Pro Stock Motorcycle
| Position | Driver | Points | Points Back | Make |
| 1 | LE Tonglet | 2681 | – | Suzuki |
| 2 | Andrew Hines | 2677 | −4 | Harley-Davidson |
| 3 | Ed Krawiec | 2559 | −122 | Harley-Davidson |
| 4 | Matt Smith | 2450 | −231 | Zypher |
| 5 | Hector Arana | 2442 | −239 | Buell |
| 6 | Steve Johnson | 2332 | −349 | Suzuki |
| 7 | Michael Phillips | 2327 | −354 | Suzuki |
| 8 | Karen Stoffer | 2290 | −391 | Suzuki |
| 9 | Craig Treble | 2215 | −466 | Suzuki |
| 10 | David Hope | 2176 | −505 | Buell |

==Notable events==
After 47 years as a driver and owner, Don Prudhomme announced his retirement from the series.

Funny car driver Mike Neff stepped down as driver to become co-crew chief for John Force, the other crew chief is Austin Coil.

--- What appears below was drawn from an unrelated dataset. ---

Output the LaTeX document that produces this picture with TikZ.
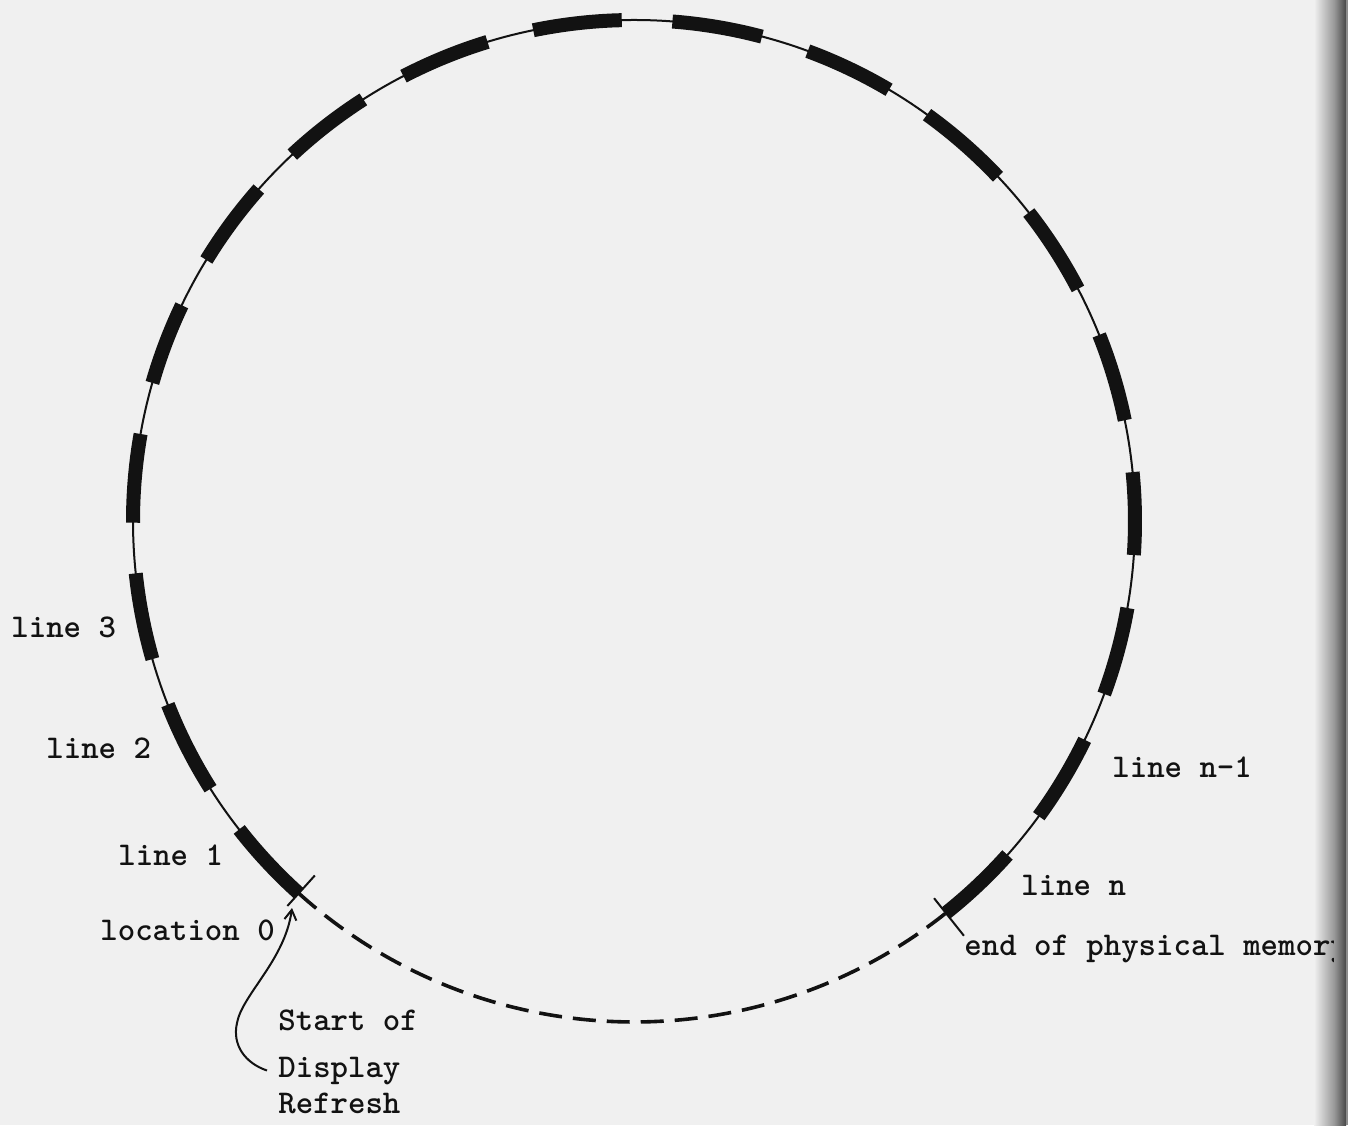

In the first round at Arizona, Antron Brown lost a wheel and crashed into the wall. Although Brown was uninjured in the accident, the wheel struck a female spectator who was killed. Because of weather conditions, the Pro Stock event at the same meet was cancelled after one round. The eight first-round winners competed as part of second-round qualifying at the next round.

Just two days after John Force won a record 15th Funny Car world championship, his crew chief, NHRA Hall of Fame member Austin Coil, resigned from John Force Racing. In his announcement, Coil stated he wanted to take at least a year off, but left the door open to a return to racing in 2012.